In fact, to exterior appearances Izmir could have almost have been a city in Italy or Greece. In particular, women generally went out unveiled and unescorted, typically dressed in Levis and other trendy European clothing.

We saw very little of Izmir proper during our stay there, since we spent most of our time in Ephesus and the Aegean Free Zone. Most of our photos of the city were taken by Sandie from the bus with her versatile little Canon camera.

Apartment houses in Izmir. Shot from the bus by Sandie.

At the end of World War I, the victorious Allies dismembered the Ottoman Empire and parceled out its components to various members of the alliance via the Treaty of Sevres of 1920. That was how the British got the Mandate for Palestine and Iraq and the French got control of Syria and the Lebanon. The western parts of Anatolia, where Greeks had been living since time immemorial, were promised to Greece, but it didn’t work out that way. The Greek Army, anticipating the treaty, landed forces in Smyrna in 1919, but they underestimated the recuperative powers of the defeated Turks, who began a national revival under the leadership of the formidable Mustafa Kemal, later known as Ataturk. In 1922 Ataturk’s forces routed the Greeks, drove them out of Anatolia and retook Smyrna. The attendant violence and the fire which broke out four days after the Turkish capture of the city resulted in the deaths of tens of thousands of Greek and Armenian civilians, and all of the remainder who could fled. Many additional thousands, unable to find or afford passage aboard the few ships which would accept refugees, perished in the terrible conditions of those days. In Ambler’s novel, the fictional Dimitrios obtains the money to buy his passage aboard a ship in the harbor by killing a Jewish moneylender and framing a Turk for the crime. One of the non-fictional survivors was Aristotle Onassis.

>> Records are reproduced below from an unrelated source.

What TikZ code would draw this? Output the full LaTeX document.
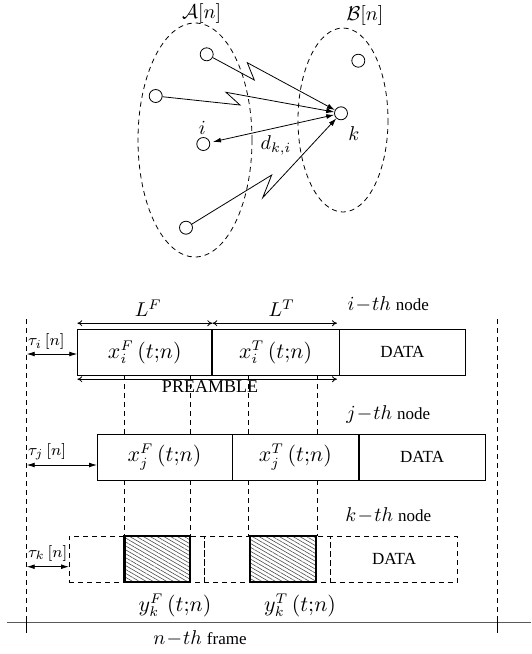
\documentclass[tikz,border=0pt]{standalone}
\usepackage{fontspec}
\setmainfont{Liberation Serif}
\usetikzlibrary{positioning,calc,arrows.meta,patterns.meta}
\definecolor{hatchc}{gray}{0.3}
\definecolor{framec}{gray}{0.35}

\begin{document}
\begin{tikzpicture}[x=0.5pt,y=-0.5pt]
\tikzstyle{stn}=[circle,draw,inner sep=0pt,minimum size=6.5pt];
\tikzstyle{grp}=[draw,dash pattern=on 2.5pt off 2pt];
\tikzstyle{guide}=[dash pattern=on 2.5pt off 2pt];
\tikzstyle{ray}=[-{Latex[length=4pt,width=2.6pt]}];
\tikzstyle{tarr}=[{Latex[length=4pt,width=2.4pt]}-{Latex[length=4pt,width=2.4pt]}];
\tikzstyle{dim}=[{To[length=2.5pt,width=3pt]}-{To[length=2.5pt,width=3pt]},thin];
\tikzstyle{mth}=[font=\fontsize{10}{12}\selectfont];
\tikzstyle{txt}=[font=\fontsize{9}{11}\selectfont];
\tikzstyle{fld}=[draw,minimum height=23pt,inner sep=0pt,outer sep=0pt,font=\fontsize{10.5}{13}\selectfont];
\tikzstyle{dat}=[fld,font=\fontsize{8.5}{10}\selectfont];
\tikzstyle{hatch}=[draw,line width=1.2pt,minimum width=32.85pt,minimum height=23pt,inner sep=0pt,
  pattern={Lines[angle=-30,distance=1.7pt,line width=0.3pt]},pattern color=hatchc];

\useasboundingbox (0,0) rectangle (531,654);

% sets A[n] and B[n]
\begin{scope}
        \draw[grp] (195,140) ellipse [x radius=57, y radius=117];
        \draw[grp] (343,120) ellipse [x radius=45, y radius=92];
        \node[mth] (la) at (201.7,13.3) {$\mathcal{A}[n]$};
        \node[mth] (lb) at (365,15) {$\mathcal{B}[n]$};

        \node[stn] (a1) at (206.7,54.3) {};
        \node[stn] (a2) at (155.7,96) {};
        \node[stn] (ai) at (203.3,144) {};
        \node[stn] (a4) at (186,227.7) {};
        \node[stn] (bk) at (341,113.3) {};
        \node[stn] (b1) at (358.3,60.7) {};

        \node[mth] (li) at (202.3,128.3) {$i$};
        \node[mth] (lk) at (354,133.3) {$k$};
        \node[mth] (ld) at (276,145) {$d_{k,i}$};

        \draw[ray] (a1) -- (254.3,80) -- (247.3,62.7) -- (bk);
        \draw[ray] (a2) -- (240,105) -- (226,92.3) -- (bk);
        \draw[ray] (a4) -- (271.7,175) -- (262.7,197.7) -- (bk);
        \draw[tarr,shorten <=1.5pt] (ai) -- (bk);
\end{scope}

% frames of the three nodes
\begin{scope}
        \coordinate (fl) at (26.7,319.3);
        \coordinate (fr) at (497.7,319.3);
        \coordinate (fa) at (6.7,622.7);
        \coordinate (fz) at (531,622.7);

        % i-th node
        \node[fld,minimum width=67.5pt] (fi) at (144.8,352.2) {$x_i^F\,(t{;}n)$};
        \node[fld,minimum width=63.35pt,anchor=west] (ti) at (fi.east) {$x_i^T\,(t{;}n)$};
        \node[dat,minimum width=63.35pt,anchor=west] (di) at (ti.east) {DATA};
        \draw[line width=1pt] (fi.north east) -- (fi.south east);

        % j-th node
        \node[fld,minimum width=67.5pt] (fj) at (164.5,457) {$x_j^F\,(t{;}n)$};
        \node[fld,minimum width=63.35pt,anchor=west] (tj) at (fj.east) {$x_j^T\,(t{;}n)$};
        \node[dat,minimum width=63.35pt,anchor=west] (dj) at (tj.east) {DATA};
        \draw[line width=1pt] (tj.north east) -- (tj.south east);

        % k-th node
        \node[fld,guide,minimum width=67.5pt] (fk) at (136.5,558.9) {};
        \node[fld,guide,minimum width=63.35pt,anchor=west] (tk) at (fk.east) {};
        \node[dat,guide,minimum width=63.35pt,anchor=west] (dk) at (tk.east) {DATA};
        \node[hatch] (hF) at (157.2,558.9) {};
        \node[hatch] (hT) at (282.9,558.9) {};

        \foreach \a in {hF.west,hF.east,hT.west,hT.east}{
          \draw[guide] (\a |- fi.south) -- (\a |- fj.north);
          \draw[guide] (\a |- fj.south) -- (\a |- hF.north);
        }

        % lengths
        \draw[dim] ([yshift=3pt]fi.north west) -- ([yshift=3pt]fi.north east);
        \draw[dim] ([yshift=3pt]ti.north west) -- ([yshift=3pt,xshift=-1pt]ti.north east);
        \draw[dim] ([yshift=-2pt]fi.south west) -- ([yshift=-2pt,xshift=-1pt]ti.south east);
        \node[mth] (lf) at (148.3,308.3) {$L^F$};
        \node[mth] (lt) at (281.7,308.3) {$L^T$};
        \node[txt] (pre) at (210,387) {PREAMBLE};

        \node (ni) at (388.3,304) {\fontsize{10}{12}\selectfont$i\!-\!th$ \fontsize{8.5}{10}\selectfont node};
        \node (nj) at (388.3,414) {\fontsize{10}{12}\selectfont$j\!-\!th$ \fontsize{8.5}{10}\selectfont node};
        \node (nk) at (388.3,515) {\fontsize{10}{12}\selectfont$k\!-\!th$ \fontsize{8.5}{10}\selectfont node};

        % delays
        \coordinate (ei) at ($(fi.west)+(0,1.8)$);
        \coordinate (ej) at ($(fj.west)+(0,8)$);
        \coordinate (ek) at ($(fk.west)+(0,7.8)$);
        \draw[tarr] (fl |- ei) -- (ei);
        \draw[tarr] (fl |- ej) -- (ej);
        \draw[tarr] (fl |- ek) -- (ek);
        \node[mth,anchor=west,inner sep=0.5pt,font=\fontsize{8}{10}\selectfont] (tai) at (26.7,341.7) {$\tau_i\,[n]$};
        \node[mth,anchor=west,inner sep=0.5pt,font=\fontsize{8}{10}\selectfont] (taj) at (26.7,451.7) {$\tau_j\,[n]$};
        \node[mth,anchor=west,inner sep=0.5pt,font=\fontsize{8}{10}\selectfont] (tak) at (26.7,553) {$\tau_k\,[n]$};

        \node[mth,font=\fontsize{10.5}{13}\selectfont] (yf) at (175,605) {$y_k^F\,(t{;}n)$};
        \node[mth,font=\fontsize{10.5}{13}\selectfont] (yt) at (300,605) {$y_k^T\,(t{;}n)$};

        % n-th frame
        \draw[guide] (fl) -- (fl |- fa);
        \draw[guide] (fr) -- (fr |- fa);
        \draw[framec,line width=0.7pt] (fa) -- (fz);
        \draw (fl |- fa) ++(0,-6) -- ++(0,16);
        \draw (fr |- fa) ++(0,-6) -- ++(0,16);
        \node (nf) at (200,638) {\fontsize{10}{12}\selectfont$n\!-\!th$ \fontsize{8.5}{10}\selectfont frame};
\end{scope}

\end{tikzpicture}
\end{document}
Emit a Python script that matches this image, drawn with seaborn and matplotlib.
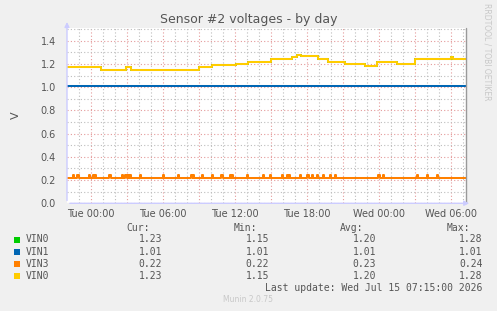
import matplotlib
matplotlib.use("Agg")
import matplotlib.pyplot as plt
import seaborn as sns
import numpy as np
import pandas as pd

# ---- data (hours relative to Tue 00:00) ----
x_start, x_end = -1.97, 31.27
vin0_change_hours = [-1.97, 0.83, 2.92, 3.36, 9.03, 10.1, 12.08, 13.08, 15.03, 16.75,
                     17.17, 17.53, 18.97, 19.75, 21.19, 22.86, 23.83, 25.5, 27.03, 30.0, 30.17, 31.27]
vin0_values = [1.17, 1.15, 1.17, 1.15, 1.17, 1.19, 1.20, 1.22, 1.24, 1.26,
               1.28, 1.27, 1.24, 1.22, 1.20, 1.18, 1.22, 1.20, 1.24, 1.26, 1.24, 1.24]
vin1_value = 1.01
vin3_base = 0.22
vin3_peak = 0.24
vin3_blip_hours = [-1.45, -1.1, -0.12, 0.22, 0.36, 1.57, 2.6, 2.9, 3.1, 3.25, 4.1, 6.0, 7.28,
                   8.4, 8.55, 9.25, 10.13, 10.9, 11.6, 11.75, 13.0, 14.33, 14.94, 15.92,
                   16.35, 16.5, 17.44, 18.05, 18.42, 18.88, 19.38, 19.94, 20.36,
                   23.97, 24.38, 27.2, 28.0, 28.83]
tick_hours = [0, 6, 12, 18, 24, 30]
tick_labels = ["Tue 00:00", "Tue 06:00", "Tue 12:00", "Tue 18:00", "Wed 00:00", "Wed 06:00"]
legend_names = ["VIN0", "VIN1", "VIN3", "VIN0"]
legend_colors = ["#00cc00", "#0066b3", "#ff8000", "#ffcc00"]
cur_vals = ["1.23", "1.01", "0.22", "1.23"]
min_vals = ["1.15", "1.01", "0.22", "1.15"]
avg_vals = ["1.20", "1.01", "0.23", "1.20"]
max_vals = ["1.28", "1.01", "0.24", "1.28"]

# build step series
blip_w = 0.1
t3, v3 = [x_start], [vin3_base]
for b in vin3_blip_hours:
    t3 += [b, b + blip_w]
    v3 += [vin3_peak, vin3_base]
t3.append(x_end); v3.append(vin3_base)
df0 = pd.DataFrame({"t": vin0_change_hours, "v": vin0_values})
df1 = pd.DataFrame({"t": [x_start, x_end], "v": [vin1_value, vin1_value]})
df3 = pd.DataFrame({"t": t3, "v": v3})

sns.set_style("white")
plt.rcParams["font.family"] = ["DejaVu Sans"]

W, H = 497, 311
fig = plt.figure(figsize=(W / 100, H / 100), dpi=100, facecolor="#f0f0f0")
L, R, T, B = 67, 466, 28, 203.3
ax = fig.add_axes([L / W, 1 - B / H, (R - L) / W, (B - T) / H])
ax.set_facecolor("white")

ax.set_xlim(x_start, x_end)
ax.set_ylim(0, 1.51)

# grid
ax.set_xticks(np.arange(0, 31, 3))
ax.set_xticklabels([tick_labels[tick_hours.index(h)] if h in tick_hours else "" for h in np.arange(0, 31, 3)])
ax.set_xticks(np.arange(-1, 32, 1), minor=True)
ax.set_yticks(np.arange(0, 1.41, 0.2))
ax.set_yticklabels([f"{v:.1f}" for v in np.arange(0, 1.41, 0.2)])
ax.set_yticks(np.arange(0.1, 1.51, 0.1), minor=True)
ax.grid(which="minor", color="#bdbdbd", linestyle=(0, (1, 2)), linewidth=0.8)
ax.grid(which="major", color="#e49a9a", linestyle=(0, (1, 2)), linewidth=0.8)
ax.set_axisbelow(True)
ax.tick_params(which="both", length=0, labelsize=7, colors="#555555", pad=4)
ax.tick_params(axis="y", pad=8)
for s in ax.spines.values():
    s.set_visible(False)

# series
lw = 1.45
sns.lineplot(data=df0, x="t", y="v", ax=ax, color="#00cc00", lw=lw, drawstyle="steps-post", estimator=None)
sns.lineplot(data=df1, x="t", y="v", ax=ax, color="#0066b3", lw=lw, estimator=None)
sns.lineplot(data=df3, x="t", y="v", ax=ax, color="#ff8000", lw=lw, drawstyle="steps-post", estimator=None)
sns.lineplot(data=df0, x="t", y="v", ax=ax, color="#ffcc00", lw=lw, drawstyle="steps-post", estimator=None)
ax.set_xlabel("")
ax.set_ylabel("V", fontsize=8, color="#555555", labelpad=14)

# right border line
ax.plot([1, 1], [0, 1], transform=ax.transAxes, color="#999999", lw=1, clip_on=False)
# axis arrows
arrow_c = "#ccccff"
ax.annotate("", xy=(0, 1.05), xytext=(0, 0), xycoords="axes fraction",
            arrowprops=dict(arrowstyle="-|>", color=arrow_c, lw=1, mutation_scale=7))
ax.annotate("", xy=(1.015, 0), xytext=(0, 0), xycoords="axes fraction",
            arrowprops=dict(arrowstyle="-|>", color=arrow_c, lw=1, mutation_scale=7))

# title and side texts
fig.text(0.5, 1 - 19 / H, "Sensor #2 voltages - by day", ha="center", va="center",
         fontsize=9, color="#555555")
fig.text(487 / W, 1 - 52 / H, "RRDTOOL / TOBI OETIKER", rotation=270, ha="center", va="center",
         fontsize=5.5, color="#c8c8c8")

# legend
mono = "DejaVu Sans Mono"
fs = 7
tc = "#555555"
hy = 1 - 227.7 / H
for lbl, xe in zip(["Cur:", "Min:", "Avg:", "Max:"], [150, 257, 363.5, 470]):
    fig.text(xe / W, hy, lbl, ha="right", va="center", family=mono, fontsize=fs, color=tc)
rows_y = [239.5, 251.7, 263.7, 275.7]
for i, yy in enumerate(rows_y):
    yf = 1 - yy / H
    fig.patches.append(plt.Rectangle((14 / W, yf - 3 / H), 6 / W, 6 / H, transform=fig.transFigure,
                                     facecolor=legend_colors[i], edgecolor="none"))
    fig.text(26 / W, yf, legend_names[i], ha="left", va="center", family=mono, fontsize=fs, color=tc)
    for vals, xe in zip([cur_vals, min_vals, avg_vals, max_vals], [162.3, 269, 376, 482.7]):
        fig.text(xe / W, yf, vals[i], ha="right", va="center", family=mono, fontsize=fs, color=tc)
fig.text(482.7 / W, 1 - 287.7 / H, "Last update: Wed Jul 15 07:15:00 2026", ha="right", va="center",
         family=mono, fontsize=fs, color=tc)
fig.text(248 / W, 1 - 299.5 / H, "Munin 2.0.75", ha="center", va="center", fontsize=5.5, color="#c8c8c8")

fig.savefig("out.png", dpi=100, facecolor=fig.get_facecolor())
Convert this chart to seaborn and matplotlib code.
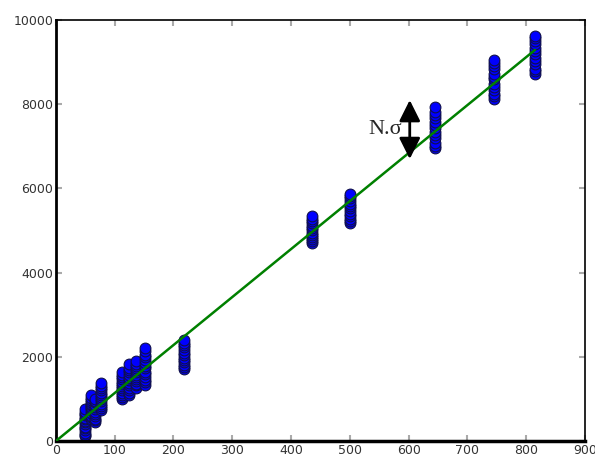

A random view of the city of Izmir, shot from our bus by Sandie.
Apartment houses and vacant lots in Izmir, shot from the bus by Sandie.

Following the victories of Mustafa Kemal, the new Turkish Republic founded under his leadership renounced the Treaty of Sevres, which was then superseded by the Treaty of Lausanne of 1923. By its terms Turkey retained control of Anatolia, including Izmir, and the Greek and Armenian communities which had existed there for centuries were never re-established.

Picturesque old stone building in Izmir.

The disasters of the Greco-Turkish War caused the population of Izmir to shrink from around 300,000 to half that number, and it did not regain its former size until after World War II; but since then it has grown, largely by emigration from the interior of Turkey, to around 3 million. The city also now incorporates a number of ancient sites such as Pergamon, Sardis and Ephesus, the last of which which we visited on the following day.